L'étiquette Dare to Care et sa filiale franco Grosse Boîte soufflaient ses dix bougies le 6 mai dernier à Sherbrooke.

Sur la scène du Théâtre Granada, Jimmy Hunt, Tricot Machine et Bernard Adamus ont tous célébré la maison de disques qui leur a permis d'éclore, avant que We Are Wolves ne pulvérise la piñata et invite tous les spectateurs à les rejoindre sur les planches pour une séance d'impro collective bordélique. Bernard Adamus qui s'époumone dans son harmonica sur un rythme carré de We Are Wolves? C'était quelque chose… 

De ses très DIY débuts au succès fracassant de Cœur de pirate, Dare to Care est passé maître dans l'art de faire traverser à des artistes pas comme les autres et/ou mal fagotés la mince ligne qui sépare la marge du mainstream, sans totalement tourner le dos aux faiseurs de chansons au moins fort potentiel commercial.

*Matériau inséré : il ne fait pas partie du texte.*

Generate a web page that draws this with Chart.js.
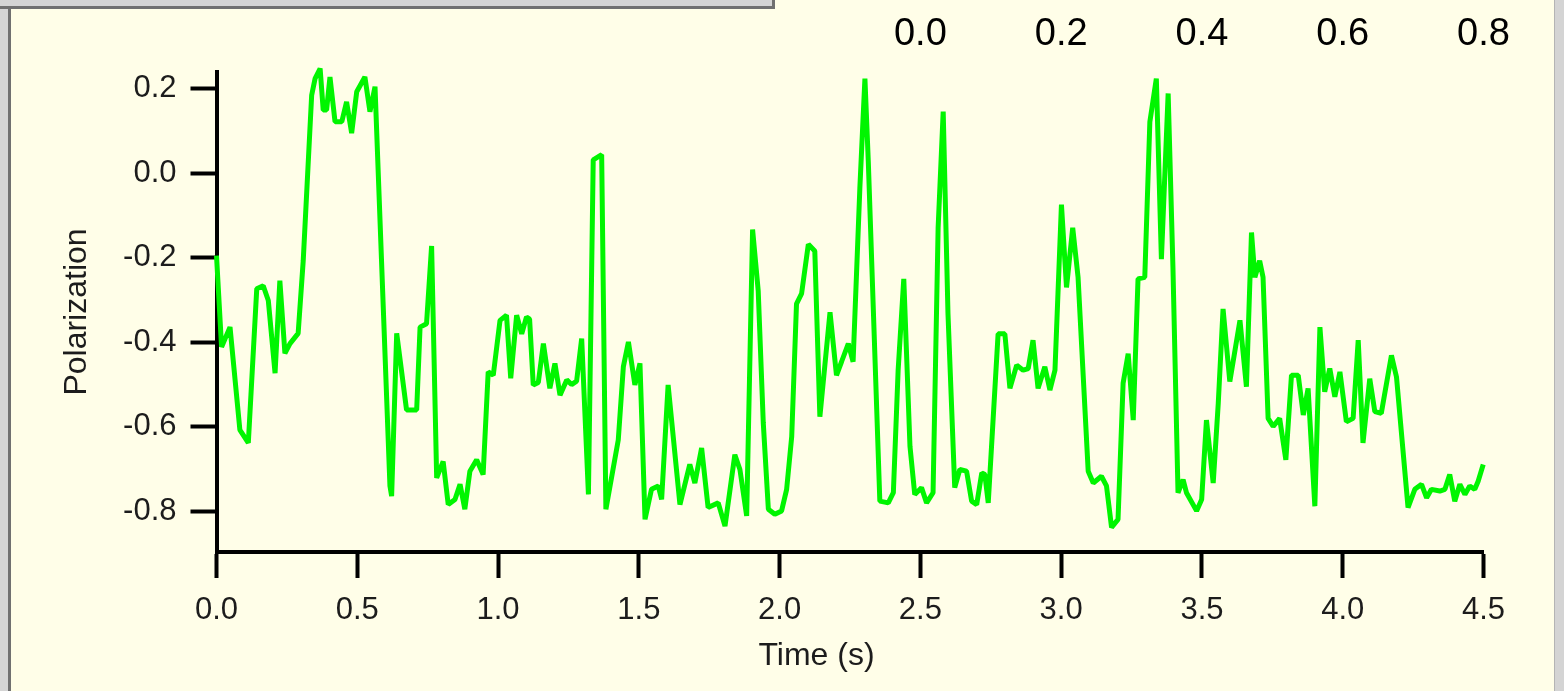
<!DOCTYPE html>
<html>
<head>
<meta charset="utf-8">
<title>Polarization vs time</title>
<script src="https://cdn.jsdelivr.net/npm/chart.js"></script>
<style>
  html, body { margin: 0; padding: 0; }
  body {
    width: 1564px;
    height: 691px;
    overflow: hidden;
    position: relative;
    background: #fffee8;
  }
  #chart { position: absolute; left: 0; top: 0; }
  .frame { position: absolute; background: #d4d4d4; z-index: 2; }
  .frame-left { left: 0; top: 0; width: 8px; height: 691px; border-right: 3px solid #707070; }
  .frame-top { left: 0; top: 0; width: 772px; height: 6px; border-bottom: 3px solid #707070; border-right: 3px solid #707070; }
  .frame-right { left: 1554px; top: 0; width: 10px; height: 691px; border-left: 1px solid #b4b4b4; }
</style>
</head>
<body>
<div class="frame frame-left"></div>
<div class="frame frame-top"></div>
<div class="frame frame-right"></div>
<canvas id="chart" width="1564" height="691"></canvas>
<script>
// time (s) of each sample
const times = [
  0.000, 0.018, 0.048, 0.083, 0.113, 0.143, 0.166, 0.184, 0.208, 0.225,
  0.243, 0.261, 0.290, 0.308, 0.338, 0.350, 0.368, 0.379, 0.391, 0.403,
  0.421, 0.445, 0.462, 0.480, 0.498, 0.527, 0.545, 0.563, 0.616, 0.622,
  0.640, 0.675, 0.711, 0.723, 0.746, 0.764, 0.782, 0.805, 0.823, 0.847,
  0.865, 0.882, 0.900, 0.924, 0.947, 0.965, 0.983, 1.007, 1.030, 1.045,
  1.066, 1.084, 1.101, 1.112, 1.125, 1.143, 1.161, 1.184, 1.202, 1.220,
  1.244, 1.261, 1.279, 1.297, 1.321, 1.338, 1.368, 1.383, 1.427, 1.445,
  1.463, 1.486, 1.504, 1.522, 1.545, 1.569, 1.581, 1.604, 1.646, 1.681,
  1.699, 1.723, 1.746, 1.782, 1.806, 1.841, 1.859, 1.883, 1.904, 1.924,
  1.942, 1.960, 1.983, 2.007, 2.025, 2.043, 2.060, 2.078, 2.102, 2.125,
  2.143, 2.179, 2.202, 2.220, 2.244, 2.261, 2.285, 2.303, 2.315, 2.356,
  2.386, 2.404, 2.421, 2.441, 2.463, 2.480, 2.504, 2.522, 2.545, 2.563,
  2.581, 2.598, 2.622, 2.640, 2.664, 2.682, 2.700, 2.718, 2.729, 2.741,
  2.776, 2.800, 2.818, 2.842, 2.865, 2.883, 2.900, 2.918, 2.942, 2.960,
  2.978, 3.001, 3.019, 3.041, 3.060, 3.096, 3.114, 3.143, 3.161, 3.179,
  3.202, 3.220, 3.238, 3.256, 3.273, 3.297, 3.315, 3.338, 3.356, 3.380,
  3.397, 3.415, 3.433, 3.445, 3.481, 3.499, 3.516, 3.540, 3.558, 3.575,
  3.599, 3.635, 3.658, 3.676, 3.688, 3.705, 3.717, 3.735, 3.753, 3.776,
  3.798, 3.818, 3.842, 3.860, 3.877, 3.901, 3.919, 3.936, 3.954, 3.972,
  3.990, 4.013, 4.037, 4.055, 4.072, 4.096, 4.114, 4.137, 4.173, 4.191,
  4.232, 4.256, 4.280, 4.298, 4.315, 4.345, 4.363, 4.380, 4.398, 4.416,
  4.434, 4.451, 4.469, 4.481, 4.499,
];

const polarization = [
  -0.195, -0.411, -0.364, -0.607, -0.638, -0.273, -0.266, -0.301, -0.473, -0.254,
  -0.426, -0.403, -0.379, -0.207, 0.185, 0.224, 0.248, 0.150, 0.150, 0.228,
  0.122, 0.122, 0.169, 0.095, 0.193, 0.228, 0.146, 0.205, -0.740, -0.764,
  -0.379, -0.560, -0.560, -0.364, -0.356, -0.172, -0.721, -0.682, -0.784, -0.772,
  -0.736, -0.795, -0.705, -0.678, -0.713, -0.470, -0.478, -0.348, -0.336, -0.485,
  -0.336, -0.380, -0.340, -0.345, -0.501, -0.495, -0.403, -0.509, -0.450, -0.525,
  -0.489, -0.500, -0.492, -0.391, -0.760, 0.032, 0.044, -0.795, -0.631, -0.458,
  -0.399, -0.501, -0.450, -0.819, -0.748, -0.740, -0.772, -0.501, -0.784, -0.689,
  -0.733, -0.650, -0.791, -0.780, -0.835, -0.666, -0.701, -0.811, -0.133, -0.278,
  -0.591, -0.795, -0.807, -0.799, -0.748, -0.623, -0.309, -0.285, -0.168, -0.184,
  -0.576, -0.329, -0.478, -0.446, -0.403, -0.446, -0.035, 0.224, 0.028, -0.776,
  -0.780, -0.756, -0.466, -0.250, -0.646, -0.760, -0.744, -0.780, -0.756, -0.129,
  0.146, -0.332, -0.744, -0.701, -0.705, -0.776, -0.784, -0.709, -0.713, -0.780,
  -0.380, -0.380, -0.509, -0.454, -0.466, -0.462, -0.395, -0.509, -0.458, -0.513,
  -0.466, -0.074, -0.270, -0.129, -0.246, -0.705, -0.733, -0.717, -0.740, -0.838,
  -0.819, -0.497, -0.427, -0.584, -0.250, -0.246, 0.122, 0.224, -0.203, 0.189,
  -0.223, -0.756, -0.725, -0.756, -0.799, -0.772, -0.584, -0.733, -0.544, -0.321,
  -0.493, -0.348, -0.505, -0.140, -0.246, -0.207, -0.246, -0.580, -0.599, -0.580,
  -0.678, -0.478, -0.478, -0.572, -0.509, -0.788, -0.364, -0.517, -0.462, -0.529,
  -0.470, -0.588, -0.580, -0.395, -0.638, -0.486, -0.564, -0.568, -0.431, -0.482,
  -0.791, -0.748, -0.736, -0.768, -0.748, -0.752, -0.748, -0.713, -0.776, -0.736,
  -0.760, -0.740, -0.748, -0.729, -0.689,
];

// axis ranges and tick steps
const timeRange = [0, 4.5];
const timeStep = 0.5;
const topRange = [-1.0, 0.8];
const topStep = 0.2;
const polRange = [-0.8963, 0.2398];
const polStep = 0.2;

const xTitle = "Time (s)";
const yTitle = "Polarization";

const textColor = "#1c1c1c";
const fontFamily = '"Liberation Sans", Arial, sans-serif';

function fmt(v) {
  if (Math.abs(v) < 1e-9) v = 0;
  return v.toFixed(1);
}

// x title sits a bit left of the axis centre in the original
const xTitlePlugin = {
  id: "xTitle",
  afterDraw(chart) {
    const { ctx, chartArea } = chart;
    ctx.save();
    ctx.font = "32px " + fontFamily;
    ctx.fillStyle = textColor;
    ctx.textAlign = "center";
    ctx.textBaseline = "middle";
    ctx.fillText(xTitle, chartArea.left + 600, chartArea.bottom + 104);
    ctx.restore();
  },
};

document.addEventListener("DOMContentLoaded", () => {
  const points = times.map((t, i) => ({ x: t, y: polarization[i] }));

  new Chart(document.getElementById("chart"), {
    type: "line",
    data: {
      datasets: [
        {
          data: points,
          borderColor: "#00f500",
          borderWidth: 5,
          borderJoinStyle: "bevel",
          pointRadius: 0,
          tension: 0,
          clip: false,
        },
      ],
    },
    options: {
      responsive: false,
      devicePixelRatio: 1,
      animation: false,
      layout: { padding: { left: 0, right: 80.5, top: 0, bottom: 0 } },
      plugins: { legend: { display: false }, tooltip: { enabled: false } },
      scales: {
        x: {
          type: "linear",
          position: "bottom",
          min: timeRange[0],
          max: timeRange[1],
          afterFit: (s) => { s.height = 139; },
          ticks: {
            stepSize: timeStep,
            callback: (v) => fmt(v),
            font: { family: fontFamily, size: 31 },
            color: textColor,
            padding: 14,
            maxRotation: 0,
            autoSkip: false,
          },
          grid: { drawOnChartArea: false, tickLength: 26, tickWidth: 4, tickColor: "#000" },
          border: { display: true, width: 4, color: "#000" },
        },
        x2: {
          type: "linear",
          position: "top",
          min: topRange[0],
          max: topRange[1],
          afterFit: (s) => { s.height = 72; },
          ticks: {
            stepSize: topStep,
            callback: (v) => (v < -1e-9 ? "" : fmt(v)),
            font: { family: fontFamily, size: 38 },
            color: "#000",
            padding: 15,
            maxRotation: 0,
            autoSkip: false,
          },
          grid: { display: false, drawTicks: false },
          border: { display: false },
        },
        y: {
          type: "linear",
          min: polRange[0],
          max: polRange[1],
          afterFit: (s) => { s.width = 216.5; },
          ticks: {
            stepSize: polStep,
            includeBounds: false,
            callback: (v) => fmt(v),
            font: { family: fontFamily, size: 31 },
            color: textColor,
            padding: 14,
          },
          grid: { drawOnChartArea: false, tickLength: 26, tickWidth: 4, tickColor: "#000" },
          border: { display: true, width: 4, color: "#000" },
          title: {
            display: true,
            text: yTitle,
            font: { family: fontFamily, size: 32 },
            color: textColor,
            padding: { top: 58, bottom: 0 },
          },
        },
      },
    },
    plugins: [xTitlePlugin],
  });
});
</script>
</body>
</html>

Question de souligner l'éclectisme et l'audace des choix de Dare to Care/Grosse Boîte, voici la compilation Du haut de la King composée de dix chansons marquantes issues de leur catalogue.

Au rang des remarquables oubliés: The Sainte Catherines et Avec pas d'casque. Pardonnez-moi.

Lire l'entrevue d'Olivier Robillard Laveaux avec Éli Bissonnette, cofondateur de l'étiquette.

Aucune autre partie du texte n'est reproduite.